The Answer
Patience by Ka
written by Dan-O
At most social events I run into that one guy. That guy who with a light buzz going wants to tell me about the sorry state of hip hop. He explains that it’s a lean sipping suicide pact between tight jeaned hooligans making songs so they can hook up with chicks on twitter.
He’s always been there, at every stage of hip hops development, he’s missing an earlier mythical stage. Being a socially constructive dude I’m always looking for ways to refute him without just telling him he doesn’t know what he’s talking about.
Ka is the answer. Hip hop does not define itself on that most popularized one percent and the persona’s they adopt. Ka is a Brownsville MC who while spitting for 20 years finally put together his own album called Iron Works in 2008. His style doesn’t fit the radio, his delivery is a hoarse whisper and his rhymes are cunningly worded street tales. Initially this was going to be something for friends and family. According to his website bio Ka believes “You make art because you can’t help it” so when he made Iron Works it wasn’t to hit key demographics it was to get the rhymes out of his head.
Iron Works passed from friends hands into GZA’s and he was impressed, giving him a spot on the song Firehouse from GZA’s 2008 Protools album. After long years of grinding it’s all paying off for Ka. In 2012 he released Grief Pedigree to rave reviews from Spin, Complex, and his peers (Sean Price named it as one of his favorite albums of all time). It was my favorite album of 2012(that’s right, over Good Kid, MAAD City).

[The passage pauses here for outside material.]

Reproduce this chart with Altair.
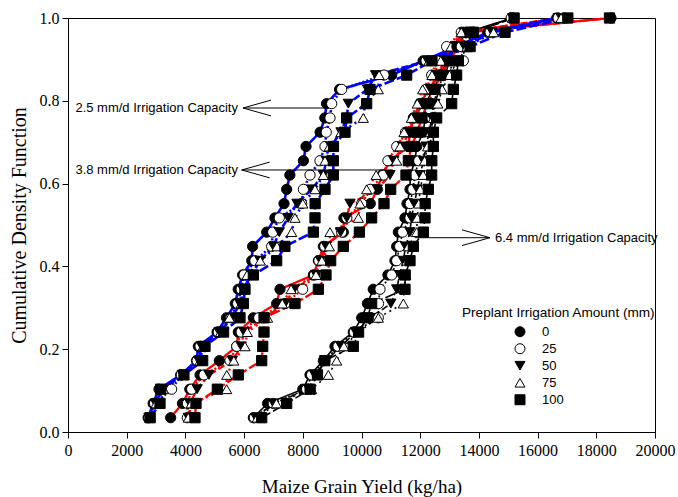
import altair as alt
import pandas as pd

# ---------------- data ----------------
amounts = ["0", "25", "50", "75", "100"]          # preplant irrigation (mm)
capacities = ["6.4", "3.8", "2.5"]                 # irrigation capacity (mm/d)

cdf = [0.0345, 0.0690, 0.1034, 0.1379, 0.1724, 0.2069, 0.2414, 0.2759, 0.3103,
       0.3448, 0.3793, 0.4138, 0.4483, 0.4828, 0.5172, 0.5517, 0.5862, 0.6207,
       0.6552, 0.6897, 0.7241, 0.7586, 0.7931, 0.8276, 0.8621, 0.8966, 0.9310,
       0.9655, 1.0000]

# 2.5 mm/d capacity (blue)
y25_0 = [2730, 2900, 3100, 3840, 4380, 4440, 5080, 5400, 5700, 5800, 5950, 6260, 6290, 6770, 7050,
         7360, 7450, 7560, 8020, 8110, 8590, 8750, 8810, 9250, 11030, 12100, 13250, 14300, 16650]
y25_25 = [2760, 2950, 3530, 3860, 4400, 4500, 5120, 5550, 5780, 5900, 6000, 6370, 6940, 6975, 7200,
          7960, 8020, 8245, 8586, 8756, 8800, 8927, 8984, 9325, 10767, 12200, 13400, 14380, 16700]
y25_50 = [2760, 2980, 3200, 3900, 4450, 4550, 5150, 5600, 5850, 5950, 6260, 6540, 7000, 7200, 7500,
          7800, 8300, 8700, 8800, 8950, 9300, 9495, 9552, 10200, 10480, 12250, 13500, 14450, 16800]
y25_75 = [2780, 3000, 3250, 3950, 4500, 4600, 5200, 5497, 5900, 6000, 6100, 6550, 7120, 7620, 7734,
          8000, 8416, 8700, 8756, 8900, 9300, 10062, 10120, 10573, 10600, 12300, 13600, 14500, 16800]
y25_100 = [2800, 3135, 3158, 3950, 4589, 4668, 5300, 5860, 5975, 6030, 6315, 7110, 7390, 8360, 8416,
           8420, 8756, 9040, 9040, 9045, 9438, 9495, 10176, 10290, 11539, 12400, 13700, 14890, 17030]

# 3.8 mm/d capacity (red)
y38_0 = [3498, 3900, 4150, 4500, 5156, 5748, 5803, 6315, 7110, 7223, 8360, 8530, 8700, 9380, 9400,
         10300, 10539, 10700, 10971, 11596, 11650, 11766, 11993, 12300, 12675, 12800, 13100, 13470, 18500]
y38_25 = [4066, 4070, 4214, 4634, 5520, 5750, 5900, 6500, 7394, 7995, 8400, 8550, 8750, 9325, 9500,
          10006, 10300, 10743, 10900, 11200, 11500, 11800, 12000, 12200, 12391, 12561, 12900, 13400, 16900]
y38_50 = [4100, 4150, 4400, 4800, 5600, 5900, 6000, 6700, 7394, 7700, 8450, 8600, 8800, 9290, 9500,
          9608, 10539, 10971, 11100, 11400, 11600, 11850, 12050, 12350, 12550, 12850, 13200, 13500, 16700]
y38_75 = [4100, 4200, 5406, 5410, 5650, 6031, 6110, 6800, 7300, 7600, 8450, 8650, 8905, 8927, 9893,
          9950, 10176, 10500, 11198, 11312, 11450, 11700, 11900, 12084, 12400, 12700, 13050, 13400, 16800]
y38_100 = [4327, 4361, 5088, 5803, 6600, 6634, 6678, 6680, 7734, 8530, 8790, 8950, 9380, 9927, 10346,
           10767, 10994, 11516, 11596, 11700, 11900, 12050, 12250, 12500, 12700, 13000, 13300, 13700, 18450]

# 6.4 mm/d capacity (black)
y64_0 = [6315, 6800, 8000, 8245, 8700, 9097, 9720, 10006, 10200, 10400, 10900, 11141, 11198, 11255, 11482,
         11550, 11652, 11660, 11823, 11880, 12107, 12164, 12170, 12448, 12700, 12900, 13242, 13583, 15150]
y64_25 = [6350, 6996, 8130, 8300, 8750, 9200, 9750, 10573, 10580, 10630, 11028, 11200, 11300, 11400, 11652,
          11660, 11750, 11823, 11950, 12334, 12391, 12400, 12448, 12600, 12800, 13470, 13500, 13810, 15100]
y64_50 = [6400, 7000, 8200, 8400, 8800, 9300, 9800, 10300, 11000, 11198, 11300, 11425, 11500, 11652, 11700,
          11800, 11900, 12000, 12107, 12200, 12300, 12400, 12500, 12650, 12850, 13000, 13300, 13650, 15150]
y64_75 = [6450, 7100, 8300, 8870, 9154, 9400, 9900, 10573, 11425, 11450, 11500, 11550, 11600, 11880, 11900,
          11950, 12000, 12100, 12150, 12250, 12350, 12450, 12600, 12750, 13000, 13100, 13400, 13700, 15150]
y64_100 = [6600, 7450, 8250, 8500, 8750, 9720, 9900, 10200, 10346, 11482, 11490, 11652, 11766, 12107, 12164,
           12170, 12277, 12391, 12395, 12448, 12450, 12561, 13072, 13129, 13242, 13300, 13583, 13810, 15200]

yields = {
    "6.4": {"0": y64_0, "25": y64_25, "50": y64_50, "75": y64_75, "100": y64_100},
    "3.8": {"0": y38_0, "25": y38_25, "50": y38_50, "75": y38_75, "100": y38_100},
    "2.5": {"0": y25_0, "25": y25_25, "50": y25_50, "75": y25_75, "100": y25_100},
}

x_ticks = [0, 2000, 4000, 6000, 8000, 10000, 12000, 14000, 16000, 18000, 20000]
y_ticks = [0.0, 0.2, 0.4, 0.6, 0.8, 1.0]

ann_labels = ["2.5 mm/d Irrigation Capacity", "3.8 mm/d Irrigation Capacity", "6.4 mm/d Irrigation Capacity"]
legend_title = "Preplant Irrigation Amount (mm)"

# ---------------- build table ----------------
rows = []
for cap in capacities:
    for amt in amounts:
        for rank, (p, v) in enumerate(zip(cdf, yields[cap][amt])):
            rows.append({"capacity": cap, "amount": amt, "rank": rank, "cdf": p, "yld": v})
df = pd.DataFrame(rows)

# ---------------- styles ----------------
SERIF = "Liberation Serif"
SANS = "Liberation Sans"
line_colors = {"2.5": "#0000ff", "3.8": "#ff0000", "6.4": "#000000"}
line_widths = {"2.5": 2.6, "3.8": 2.3, "6.4": 1.6}
dashes = [[1, 0], [2, 2], [7, 3], [2, 4], [10, 3]]
shapes = ["circle", "circle", "triangle-down", "triangle-up", "square"]
fills = ["black", "white", "black", "white", "black"]

xs = alt.Scale(domain=[0, 20000], nice=False, zero=False)
ys = alt.Scale(domain=[0, 1], nice=False)

X = alt.X("yld:Q", scale=xs, title="Maize Grain Yield (kg/ha)",
          axis=alt.Axis(values=x_ticks, format="d", grid=False, tickSize=6, labelPadding=4,
                        labelFont=SERIF, labelFontSize=16, labelColor="black",
                        titleFont=SERIF, titleFontSize=19, titleFontWeight="normal", titleColor="black",
                        titlePadding=19, domainColor="black", tickColor="black", labelFlush=False))
Y = alt.Y("cdf:Q", scale=ys, title="Cumulative Density Function",
          axis=alt.Axis(values=y_ticks, format=".1f", grid=False, tickSize=6, labelPadding=3,
                        labelFont=SERIF, labelFontSize=16, labelColor="black",
                        titleFont=SERIF, titleFontSize=20, titleFontWeight="normal", titleColor="black",
                        titlePadding=10, domainColor="black", tickColor="black", labelFlush=False))

shape_enc = alt.Shape("amount:N", scale=alt.Scale(domain=amounts, range=shapes), legend=None)
fill_enc = alt.Fill("amount:N", scale=alt.Scale(domain=amounts, range=fills), legend=None)

layers = []
for cap in capacities:  # black first, then red, then blue on top
    layers.append(
        alt.Chart(df).transform_filter(alt.datum.capacity == cap)
        .mark_line(color=line_colors[cap], strokeWidth=line_widths[cap])
        .encode(x=X, y=Y, detail="amount:N", order="rank:Q",
                strokeDash=alt.StrokeDash("amount:N", scale=alt.Scale(domain=amounts, range=dashes), legend=None))
    )

points = alt.Chart(df).mark_point(filled=True, size=105, stroke="black", strokeWidth=1, opacity=1).encode(
    x=X, y=Y, shape=shape_enc, fill=fill_enc)
layers.append(points)

# annotations (arrows + labels), in data units
arrow_y = [0.7826, 0.6329, 0.4693]
arrow_tip = [5963, 5918, 14378]
arrow_tail = [8825, 11073, 11823]
head_dx = 954
head_dy = 0.019
segs = []
for yv, tip, tail in zip(arrow_y, arrow_tip, arrow_tail):
    d = 1 if tail > tip else -1
    segs.append({"x": tip, "x2": tail, "y": yv, "y2": yv})
    segs.append({"x": tip, "x2": tip + d * head_dx, "y": yv, "y2": yv + head_dy})
    segs.append({"x": tip, "x2": tip + d * head_dx, "y": yv, "y2": yv - head_dy})
seg_df = pd.DataFrame(segs)
arrows = alt.Chart(seg_df).mark_rule(color="black", strokeWidth=1).encode(
    x=alt.X("x:Q", scale=xs), x2="x2:Q", y=alt.Y("y:Q", scale=ys), y2="y2:Q")
layers.append(arrows)

text_df = pd.DataFrame({"label": ann_labels, "x": [5792, 5792, 14549], "y": arrow_y,
                        "align": ["right", "right", "left"]})
for al in ["right", "left"]:
    layers.append(
        alt.Chart(text_df).transform_filter(alt.datum.align == al)
        .mark_text(font=SANS, fontSize=13, align=al, baseline="middle", color="black")
        .encode(x=alt.X("x:Q", scale=xs), y=alt.Y("y:Q", scale=ys), text="label:N")
    )

# legend drawn as marks (positions in data units)
leg_sym_x = 15400
leg_lab_x = 16150
leg_top = 0.2423
leg_step = 0.0411
leg_df = pd.DataFrame({"amount": amounts,
                       "lx": [leg_sym_x] * 5,
                       "tx": [leg_lab_x] * 5,
                       "ly": [leg_top - i * leg_step for i in range(5)]})
layers.append(
    alt.Chart(leg_df).mark_point(filled=True, size=100, stroke="black", strokeWidth=1, opacity=1)
    .encode(x=alt.X("lx:Q", scale=xs), y=alt.Y("ly:Q", scale=ys), shape=shape_enc, fill=fill_enc)
)
layers.append(
    alt.Chart(leg_df).mark_text(font=SANS, fontSize=13, align="left", baseline="middle", color="black")
    .encode(x=alt.X("tx:Q", scale=xs), y=alt.Y("ly:Q", scale=ys), text="amount:N")
)
title_df = pd.DataFrame({"t": [legend_title], "x": [13424], "y": [0.2874]})
layers.append(
    alt.Chart(title_df).mark_text(font=SANS, fontSize=13.6, align="left", baseline="middle", color="black")
    .encode(text="t:N", x=alt.X("x:Q", scale=xs), y=alt.Y("y:Q", scale=ys))
)

chart = alt.layer(*layers).properties(
    width=587, height=414,
    autosize=alt.AutoSizeParams(type="none"),
    padding={"left": 68, "top": 18, "right": 23, "bottom": 65},
).configure_view(stroke="black", strokeWidth=1).configure_axis(domainWidth=1, tickWidth=1)

chart.save("out.html", embed_options={"renderer": "svg", "actions": False})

When people call Ka a throwback artist it kind of bothers me. He produces all of his own music and none of it sounds like anything from an earlier era…its actually more sparse than the golden or silver ages. Early hip hop beats were still based on disco and had dance creation as a key mission statement, even further down the line from that no DITC or Boot Camp Clik record was ever as naked and pulsing as a Ka beat.
The song Patience is my favorite on Iron Works and one of my favorite songs in all of hip hop, the drum beat smacks lightly behind his narration. It’s about being strong enough to force your anger into productive energy. A gang of street kids provoke Ka as he’s using all his energy to go straight. “It’s the remarks when I pass talking all smart and fast got me ready to stomp out or spark they @$$ just trying to earn a living, soldier turned civilian, to blend in studied discovery channel to learn chameleon. To hold down my little maintenance job but it’s dangerous hard…” The same way all those years of being ignored tested his patience he clinches his teeth and works out, avoiding the battle until he can’t take it anymore. At the end of the song he confronts the group, cluing them into who they have been dealing with “Ya’ll boys is the bait type if I bring the noise ya take flight. Couldn’t survive a ’85 late night. When I swum the seas I was the great white. Don’t make me kamikaze this corner, cause I know you pun-any, a bunch of performers. You must be confused by the uniform…but I know how to use tools and do you wrong.” He asks who wants to go first and then the song ends.
Hip hop gives people like Ka the chance to share their stories with anyone who can find them. Its definition is not the top layer or the bottom but all the fables that sustain it. When I first heard Ka beg that gang of kids not to make him kamikaze the corner the hairs on my arm stood up. Because that line is dope and I’ll never forget it. That’s the answer.